WHAT TO DO -
Write every line out verbatim and omit the pictures.

SUPPLIED ENTRIES -
________________
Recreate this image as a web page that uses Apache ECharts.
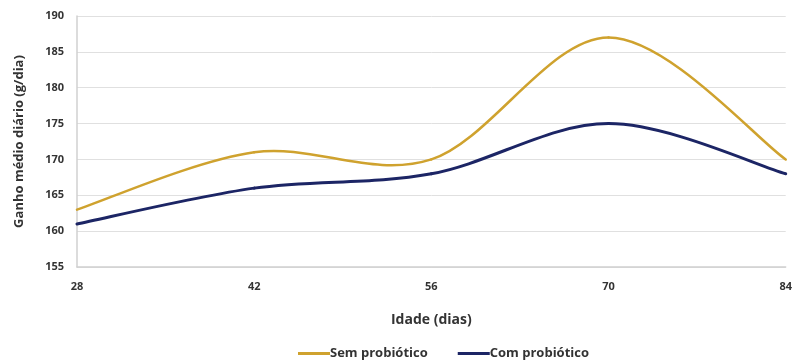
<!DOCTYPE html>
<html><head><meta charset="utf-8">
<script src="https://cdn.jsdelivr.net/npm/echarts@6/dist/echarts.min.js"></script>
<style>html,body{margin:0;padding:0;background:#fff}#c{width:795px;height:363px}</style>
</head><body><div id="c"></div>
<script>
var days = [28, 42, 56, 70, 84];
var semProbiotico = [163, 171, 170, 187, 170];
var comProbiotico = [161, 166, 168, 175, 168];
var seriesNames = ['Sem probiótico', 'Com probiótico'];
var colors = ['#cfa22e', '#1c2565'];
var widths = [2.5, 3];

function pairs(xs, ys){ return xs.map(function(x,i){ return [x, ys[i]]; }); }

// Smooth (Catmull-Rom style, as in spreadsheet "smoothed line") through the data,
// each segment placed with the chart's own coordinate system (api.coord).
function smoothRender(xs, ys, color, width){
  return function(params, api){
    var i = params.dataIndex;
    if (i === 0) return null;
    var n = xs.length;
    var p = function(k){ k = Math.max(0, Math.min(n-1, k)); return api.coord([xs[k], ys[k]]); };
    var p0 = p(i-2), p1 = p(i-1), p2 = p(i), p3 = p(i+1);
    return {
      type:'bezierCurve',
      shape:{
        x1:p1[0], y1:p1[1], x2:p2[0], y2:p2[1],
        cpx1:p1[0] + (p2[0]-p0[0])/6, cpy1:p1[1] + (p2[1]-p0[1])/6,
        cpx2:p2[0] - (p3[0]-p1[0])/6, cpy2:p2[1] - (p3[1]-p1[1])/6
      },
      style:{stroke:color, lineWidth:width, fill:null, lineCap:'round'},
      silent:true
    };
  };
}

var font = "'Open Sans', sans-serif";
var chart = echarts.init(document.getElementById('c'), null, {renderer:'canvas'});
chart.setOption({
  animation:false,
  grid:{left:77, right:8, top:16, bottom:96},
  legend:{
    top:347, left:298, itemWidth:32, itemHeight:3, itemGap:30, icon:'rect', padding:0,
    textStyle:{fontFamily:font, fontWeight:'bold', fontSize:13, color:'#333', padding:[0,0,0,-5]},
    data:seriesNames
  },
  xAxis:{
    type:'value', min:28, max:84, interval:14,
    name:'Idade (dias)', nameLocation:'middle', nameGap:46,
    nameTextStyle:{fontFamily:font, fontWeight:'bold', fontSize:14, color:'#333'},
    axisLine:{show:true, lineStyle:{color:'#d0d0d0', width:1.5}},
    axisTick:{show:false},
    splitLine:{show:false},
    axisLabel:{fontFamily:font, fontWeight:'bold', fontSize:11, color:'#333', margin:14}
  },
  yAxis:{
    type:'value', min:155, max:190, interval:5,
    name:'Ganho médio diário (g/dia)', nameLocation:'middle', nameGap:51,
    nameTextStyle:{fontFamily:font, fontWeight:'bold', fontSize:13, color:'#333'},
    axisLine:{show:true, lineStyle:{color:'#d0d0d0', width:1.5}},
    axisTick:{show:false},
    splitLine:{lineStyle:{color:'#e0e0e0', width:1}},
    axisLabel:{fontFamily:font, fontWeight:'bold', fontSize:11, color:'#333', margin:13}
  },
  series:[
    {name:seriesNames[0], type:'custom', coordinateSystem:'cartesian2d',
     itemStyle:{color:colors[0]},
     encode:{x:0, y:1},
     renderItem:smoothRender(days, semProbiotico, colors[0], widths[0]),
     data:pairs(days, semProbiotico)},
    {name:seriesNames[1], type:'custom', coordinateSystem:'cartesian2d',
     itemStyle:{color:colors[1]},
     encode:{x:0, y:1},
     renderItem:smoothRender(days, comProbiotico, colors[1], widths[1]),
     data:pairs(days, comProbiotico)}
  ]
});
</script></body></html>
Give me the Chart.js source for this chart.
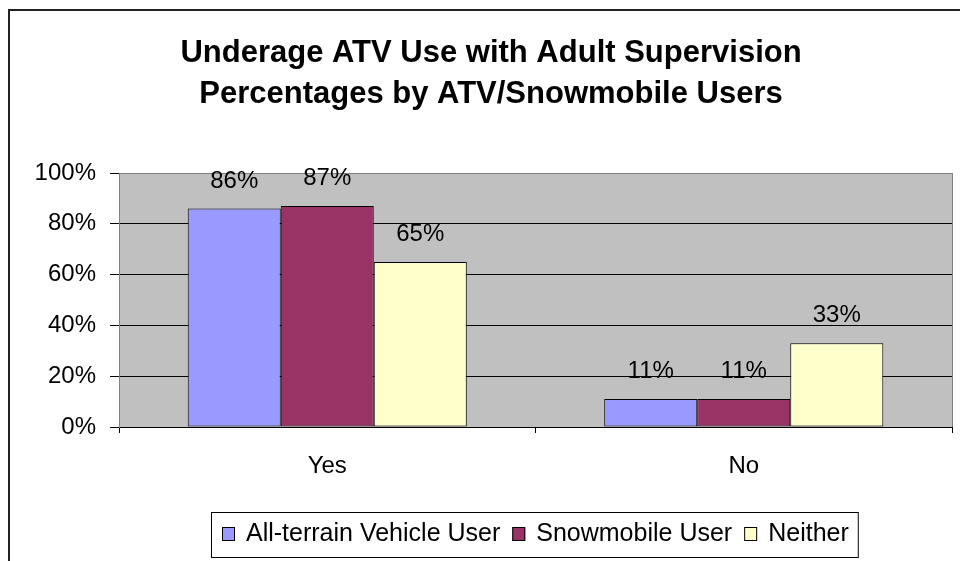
________________
ANSWER TO THE TASK -
Recreate this image as a web page that uses Apache ECharts.
<!DOCTYPE html>
<html><head><meta charset="utf-8">
<script src="https://cdn.jsdelivr.net/npm/echarts@6/dist/echarts.min.js"></script>
<style>html,body{margin:0;padding:0;background:#fff}#c{width:795px;height:363px}</style>
</head><body><div id="c"></div>
<script>
var days = [28, 42, 56, 70, 84];
var semProbiotico = [163, 171, 170, 187, 170];
var comProbiotico = [161, 166, 168, 175, 168];
var seriesNames = ['Sem probiótico', 'Com probiótico'];
var colors = ['#cfa22e', '#1c2565'];
var widths = [2.5, 3];

function pairs(xs, ys){ return xs.map(function(x,i){ return [x, ys[i]]; }); }

// Smooth (Catmull-Rom style, as in spreadsheet "smoothed line") through the data,
// each segment placed with the chart's own coordinate system (api.coord).
function smoothRender(xs, ys, color, width){
  return function(params, api){
    var i = params.dataIndex;
    if (i === 0) return null;
    var n = xs.length;
    var p = function(k){ k = Math.max(0, Math.min(n-1, k)); return api.coord([xs[k], ys[k]]); };
    var p0 = p(i-2), p1 = p(i-1), p2 = p(i), p3 = p(i+1);
    return {
      type:'bezierCurve',
      shape:{
        x1:p1[0], y1:p1[1], x2:p2[0], y2:p2[1],
        cpx1:p1[0] + (p2[0]-p0[0])/6, cpy1:p1[1] + (p2[1]-p0[1])/6,
        cpx2:p2[0] - (p3[0]-p1[0])/6, cpy2:p2[1] - (p3[1]-p1[1])/6
      },
      style:{stroke:color, lineWidth:width, fill:null, lineCap:'round'},
      silent:true
    };
  };
}

var font = "'Open Sans', sans-serif";
var chart = echarts.init(document.getElementById('c'), null, {renderer:'canvas'});
chart.setOption({
  animation:false,
  grid:{left:77, right:8, top:16, bottom:96},
  legend:{
    top:347, left:298, itemWidth:32, itemHeight:3, itemGap:30, icon:'rect', padding:0,
    textStyle:{fontFamily:font, fontWeight:'bold', fontSize:13, color:'#333', padding:[0,0,0,-5]},
    data:seriesNames
  },
  xAxis:{
    type:'value', min:28, max:84, interval:14,
    name:'Idade (dias)', nameLocation:'middle', nameGap:46,
    nameTextStyle:{fontFamily:font, fontWeight:'bold', fontSize:14, color:'#333'},
    axisLine:{show:true, lineStyle:{color:'#d0d0d0', width:1.5}},
    axisTick:{show:false},
    splitLine:{show:false},
    axisLabel:{fontFamily:font, fontWeight:'bold', fontSize:11, color:'#333', margin:14}
  },
  yAxis:{
    type:'value', min:155, max:190, interval:5,
    name:'Ganho médio diário (g/dia)', nameLocation:'middle', nameGap:51,
    nameTextStyle:{fontFamily:font, fontWeight:'bold', fontSize:13, color:'#333'},
    axisLine:{show:true, lineStyle:{color:'#d0d0d0', width:1.5}},
    axisTick:{show:false},
    splitLine:{lineStyle:{color:'#e0e0e0', width:1}},
    axisLabel:{fontFamily:font, fontWeight:'bold', fontSize:11, color:'#333', margin:13}
  },
  series:[
    {name:seriesNames[0], type:'custom', coordinateSystem:'cartesian2d',
     itemStyle:{color:colors[0]},
     encode:{x:0, y:1},
     renderItem:smoothRender(days, semProbiotico, colors[0], widths[0]),
     data:pairs(days, semProbiotico)},
    {name:seriesNames[1], type:'custom', coordinateSystem:'cartesian2d',
     itemStyle:{color:colors[1]},
     encode:{x:0, y:1},
     renderItem:smoothRender(days, comProbiotico, colors[1], widths[1]),
     data:pairs(days, comProbiotico)}
  ]
});
</script></body></html>
Give me the Chart.js source for this chart.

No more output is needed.